- Location: 4800 Mill Street; West Linn, Oregon, U.S.;
- Coordinates: 45°21′23″N 122°36′56″W﻿ / ﻿45.3563°N 122.6155°W
- Industry: Pulp and paper industry
- Owner: Brian Konen (president)
- Website: www.wfpaperco.com

= Willamette Falls Paper Company =

Paper mill in West Linn, Oregon, U.S.

The Willamette Falls Paper Company (formerly the West Linn Paper Company) is an American paper manufacturing company with a paper mill located just above the Willamette Falls on the northwest bank of the Willamette River, in the city of West Linn, Oregon. It sits across the river from the site of the defunct Blue Heron Paper Company in Oregon City.

==History==
The Willamette Falls have been home to several paper mills, beginning with a mill in Oregon City in 1866. The Willamette Falls Pulp and Paper Company opened on the West Linn side in 1889. It employed up to 1,600 people at the peak of its operations, and historians credit the mill with fueling regional publishing and supplying paper for publications across the U.S. The ownership of the West Linn mill changed several times; it was owned by Crown Zellerbach until late 1985, James River until 1990, and Simpson until 1996, when its closure idled nearly 400 employees. The mill reopened in 1997 as the West Linn Paper Company.

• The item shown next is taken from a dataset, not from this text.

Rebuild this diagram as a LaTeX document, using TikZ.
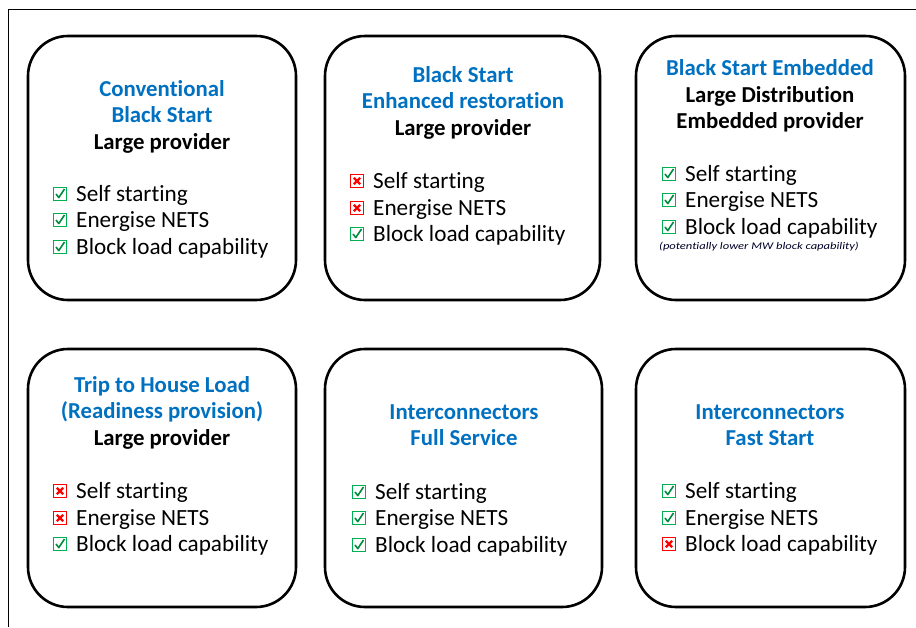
\documentclass[tikz,border=0pt]{standalone}
\usepackage{fontspec}
\setmainfont{Carlito}[Ligatures={NoCommon}]
\definecolor{ttl}{HTML}{0070C0}
\definecolor{okg}{HTML}{00B050}
\definecolor{okd}{HTML}{008A3E}
\definecolor{bad}{HTML}{FF0000}
\begin{document}
\begin{tikzpicture}[x=1pt,y=-1pt,
  card/.style={draw=black,line width=2.6pt,rounded corners=40pt,inner sep=0pt},
  ttlt/.style={font=\fontsize{22.8}{26}\selectfont\bfseries,text=ttl,align=center,inner sep=0pt,text height=18.5pt,text depth=4.5pt},
  sub/.style={font=\fontsize{22.8}{26}\selectfont\bfseries,text=black,align=center,inner sep=0pt,text height=18.5pt,text depth=4.5pt},
  item/.style={font=\fontsize{23.2}{26}\selectfont,anchor=west,inner sep=0pt,text height=19pt,text depth=4.5pt},
  note/.style={font=\fontsize{10.2}{12}\selectfont\itshape,anchor=west,inner sep=0pt,text=black!85!blue},
  cbyes/.pic={\draw[okg,line width=1.3pt,fill=white] (-6.8,-6.8) rectangle (6.8,6.8);
              \draw[okd,line width=1.6pt,line join=round] (-4,0) -- (-1.2,3.6) -- (4.5,-5);},
  cbno/.pic={\draw[bad,line width=1.3pt,fill=white] (-6.8,-6.8) rectangle (6.8,6.8);
             \draw[bad,line width=2.2pt] (-3.2,-3.2) -- (3.2,3.2) (-3.2,3.2) -- (3.2,-3.2);}
]
\useasboundingbox (0,0) rectangle (916,627);
% frame
\coordinate (fa) at (8.5,627);
\coordinate (fb) at (8.5,9.5);
\coordinate (fc) at (916,9.5);
\draw[line width=1.8pt] (fa) -- (fb) -- (fc);
% cards
\node[card,minimum width=268pt,minimum height=264pt] (c1) at (162,168) {};
\node[card,minimum width=275pt,minimum height=264pt] (c2) at (462.5,168) {};
\node[card,minimum width=269pt,minimum height=264pt] (c3) at (770.5,168) {};
\node[card,minimum width=268pt,minimum height=258pt] (c4) at (162,478) {};
\node[card,minimum width=277pt,minimum height=258pt] (c5) at (463.5,478) {};
\node[card,minimum width=269pt,minimum height=258pt] (c6) at (770.5,478) {};
% card 1
\node[ttlt] (t1a) at (162,89) {Conventional};
\node[ttlt] (t1b) at (162,115) {Black Start};
\node[sub] (t1c) at (162,142) {Large provider};
\pic at (60,194) {cbyes}; \node[item] (i1a) at (76,194) {Self starting};
\pic at (60,220) {cbyes}; \node[item] (i1b) at (76,220) {Energise NETS};
\pic at (60,247) {cbyes}; \node[item] (i1c) at (76,247) {Block load capability};
% card 2
\node[ttlt] (t2a) at (463,75) {Black Start};
\node[ttlt] (t2b) at (463,101) {Enhanced restoration};
\node[sub] (t2c) at (463,128) {Large provider};
\pic at (357,181) {cbno}; \node[item] (i2a) at (373,181) {Self starting};
\pic at (357,208) {cbno}; \node[item] (i2b) at (373,208) {Energise NETS};
\pic at (357,234) {cbyes}; \node[item] (i2c) at (373,234) {Block load capability};
% card 3
\node[ttlt] (t3a) at (770,68) {Black Start Embedded};
\node[sub] (t3b) at (770,95) {Large Distribution};
\node[sub] (t3c) at (770,121) {Embedded provider};
\pic at (669,174) {cbyes}; \node[item] (i3a) at (685,174) {Self starting};
\pic at (669,200) {cbyes}; \node[item] (i3b) at (685,200) {Energise NETS};
\pic at (669,227) {cbyes}; \node[item] (i3c) at (685,227) {Block load capability};
\node[note] (n3) at (659,247) {\scalebox{1.23}[1]{(potentially lower MW block capability)}};
% card 4
\node[ttlt] (t4a) at (162,385) {Trip to House Load};
\node[ttlt] (t4b) at (162,411) {(Readiness provision)};
\node[sub] (t4c) at (162,438) {Large provider};
\pic at (60,491) {cbno}; \node[item] (i4a) at (76,491) {Self starting};
\pic at (60,518) {cbno}; \node[item] (i4b) at (76,518) {Energise NETS};
\pic at (60,544) {cbyes}; \node[item] (i4c) at (76,544) {Block load capability};
% card 5
\node[ttlt] (t5a) at (464,412) {Interconnectors};
\node[ttlt] (t5b) at (464,438) {Full Service};
\pic at (359,492) {cbyes}; \node[item] (i5a) at (375,492) {Self starting};
\pic at (359,518) {cbyes}; \node[item] (i5b) at (375,518) {Energise NETS};
\pic at (359,545) {cbyes}; \node[item] (i5c) at (375,545) {Block load capability};
% card 6
\node[ttlt] (t6a) at (770,412) {Interconnectors};
\node[ttlt] (t6b) at (770,438) {Fast Start};
\pic at (669,491) {cbyes}; \node[item] (i6a) at (685,491) {Self starting};
\pic at (669,518) {cbyes}; \node[item] (i6b) at (685,518) {Energise NETS};
\pic at (669,544) {cbno}; \node[item] (i6c) at (685,544) {Block load capability};
\end{tikzpicture}
\end{document}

After two decades, the West Linn Paper Company announced it was shutting down in October 2017 due to an unexpected shortage of pulp supply. The mill reopened in November 2019 as Willamette Falls Paper Company with 97 of its previous employees, after a "multimillion dollar bet" from investor Ken Peterson's Columbia Ventures, who intends to demonstrate the viability of making paper using wheat farmers' waste straw instead of wood pulp.

In 2024, the mill suddenly laid off 70% of their 223 employees. A federal lawsuit was filed in October 2024 against the company that a layoff with a 3-day notice violated the WARN Act.